Bulletin of the American Physical Society
60th Annual Meeting of the APS Division of Plasma Physics
Volume 63, Number 11
Monday–Friday, November 5–9, 2018; Portland, Oregon
Session UP11: Poster Session VIII: MST; DIII-D Tokamak; SPARC, C-Mod, and High Field Tokamaks; HBT-EP; Transport and LPI in ICF Plasmas, Hydrodynamic Instability; HEDP Posters; Space and Astrophysical Plasmas (2:00pm-5:00pm)
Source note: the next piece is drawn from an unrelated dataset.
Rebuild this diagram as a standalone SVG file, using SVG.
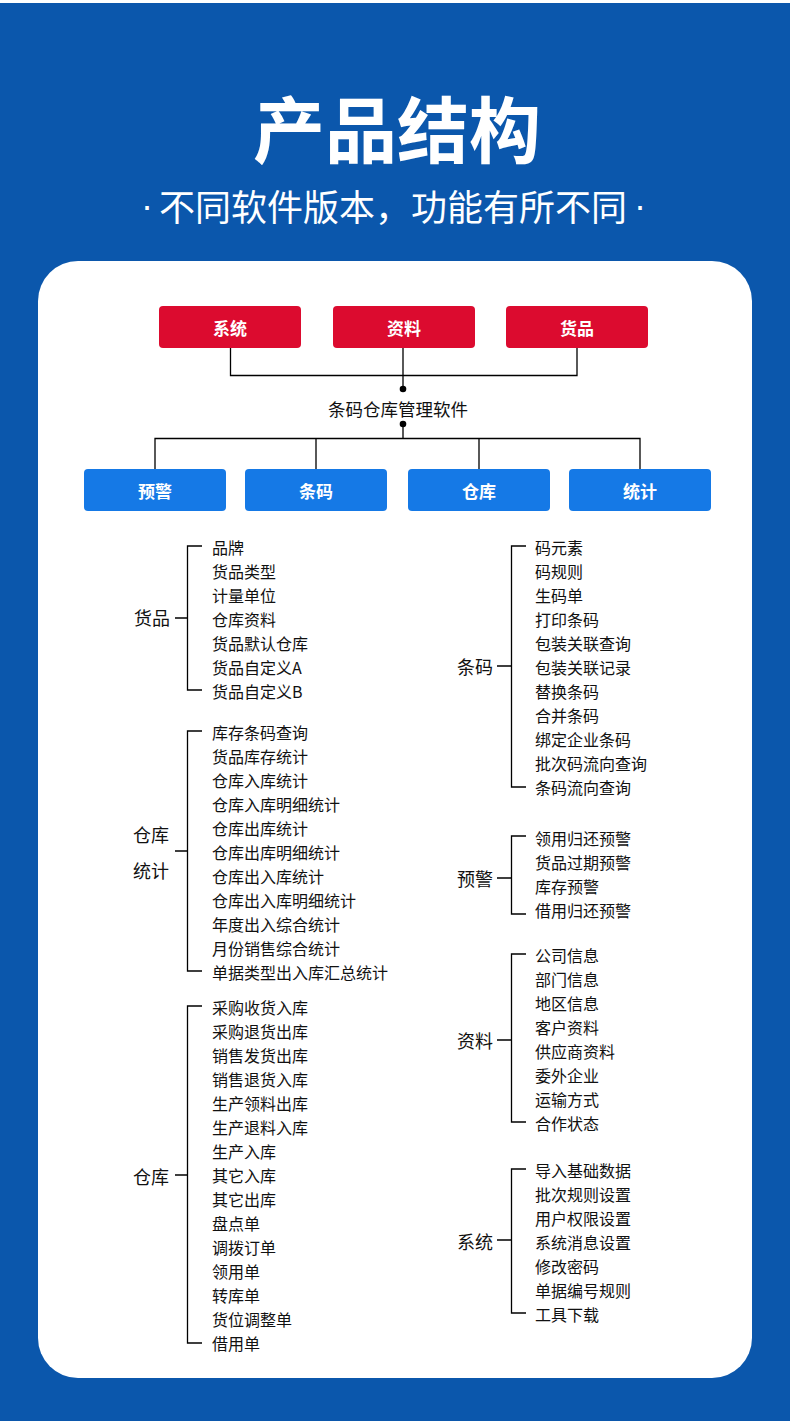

Thursday, November 8, 2018
OCC
Room: Exhibit Hall A1&A
Abstract ID: BAPS.2018.DPP.UP11.46
Abstract: UP11.00046 : Vertical plasma oscillations as a tool to perturb the pedestal in the DIII-D tokamak*
Presenter:
Florian M. Laggner
(Princeton University)
Authors:
Florian M. Laggner
(Princeton University)
Egemen Kolemen
(Princeton University)
Ahmed Diallo
(Princeton Plasma Physics Laboratory)
Richard Groebner
(General Atomics)
Kshitish Barada
(University of California Los Angeles)
Andrew Nelson
(Princeton Plasma Physics Laboratory)
Thomas H. Osborne
(General Atomics)
the DIII-D Team
(General Atomics)
Previous experimental approaches used vertical oscillations, also called ‘jogs’ or vertical kicks, for ELM pacing. This contribution presents experiments, where such oscillations were applied to probe inter-ELM pedestal instabilities. Since fast vertical plasma movements induce current mainly at the plasma edge, the applied oscillation can be a strong actuator on pedestal microinstabilities. Such instabilities typically appear as high frequency fluctuations during the last phase of the ELM cycle, when the edge pressure gradient is saturated. In this phase the pedestal is stable but marginal to the stability limit. Therefore, if a perturbation is applied by a vertical plasma oscillation, it becomes highly probable that an ELM crash is triggered. Further, the oscillations modify the detected frequency of the inter-ELM fluctuations, depending on the direction of the induced current. Not all frequency bands are similarly modified, especially the broad band high frequency fluctuations remain unchanged. It is suggested that the frequency changes are related to a shift of the instability location with respect to the rotation profile or a direct modification of the edge rotation.
*This work was supported by the US Department of Energy under DE-FC02-04ER54698, DE-SC0015878 and DE-SC0015480.